The blue-chip FTSE 100 index climbed 0.9% and
recorded its best session in a week, with miners Antofagasta
, Rio Tinto and Glencore among the top
performers.
Oil majors BP and Royal Dutch Shell gained
0.8% and 1.4%, respectively tracking over 1% jump in crude
prices.
Industrial miners and oil stocks
are the top performing sub-indexes so far this
year, adding 28% and 37%, respectively.
The mining index has surged over 200% since their March 2020
lows on recovering metal demand as economies re-opened from
pandemic-led lockdowns.
"On a broader basis, a slowdown in the global economic
recovery could easily trigger a pullback in commodity prices in
the near-term, but for today it seems that investors are very
much risk-on," said Russ Mould, investment director at AJ Bell.
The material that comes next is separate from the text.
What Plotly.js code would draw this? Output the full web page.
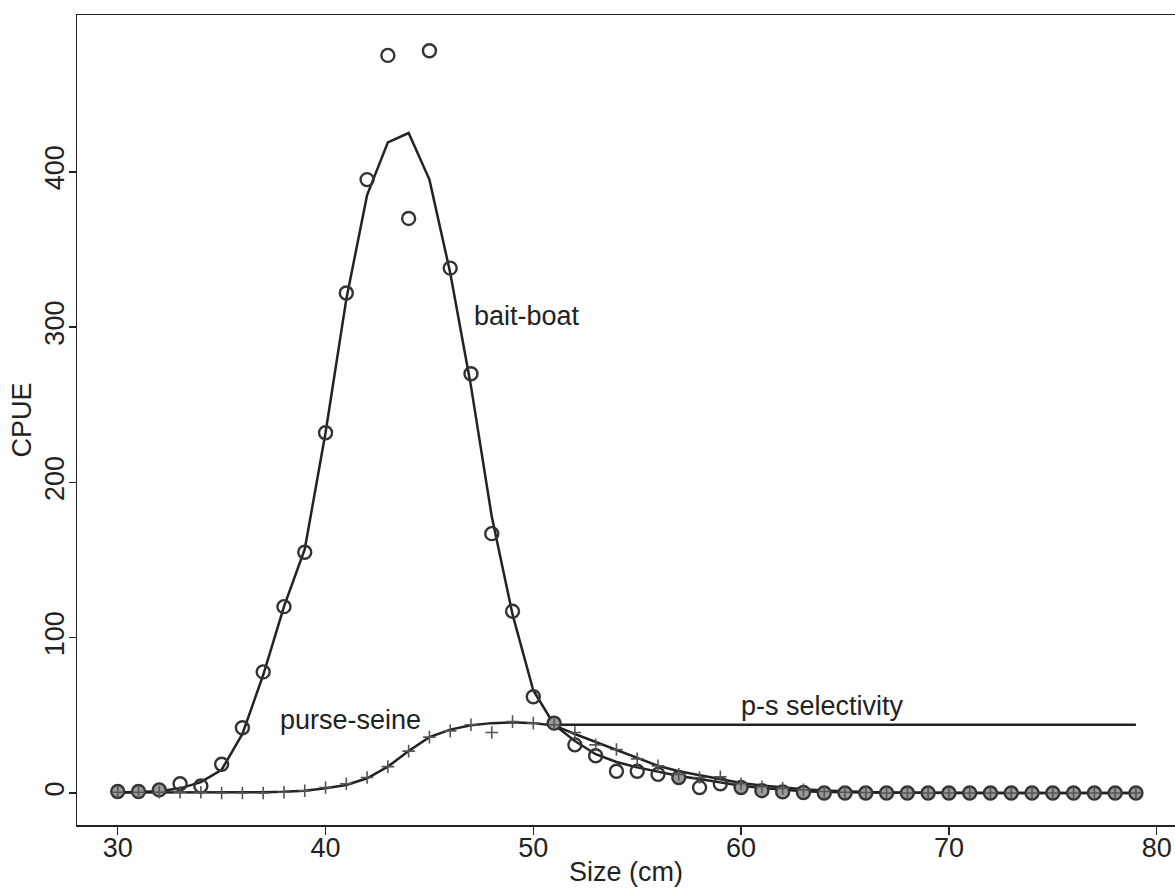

The FTSE 100 has gained 11.6% so far this year but the pace
has slowed on bets that rising inflation pressures will lead
central banks to pull back their accommodative monetary
policies.
Bank of England policymaker Silvana Tenreyro said the
central bank should not raise interest rates to tackle a surge
in inflation caused by higher prices for energy and
semi-conductors if it thinks these effects will be short-lived.
The domestically focussed mid-cap index advanced
1.0%, with recruiter Hays Plc among the top gainers.
The stock rose 3.0% after the company reported a jump in its
quarterly net fees.
Dunelm Group Plc rose -0.2% after reporting a
strong rise in sales despite an uncertain outlook for the coming
year.
Ashmore Group fell 0.1% after its assets under
management fell by $3.1 billion during the third quarter of 2021
on emerging market woes and institutional outflows.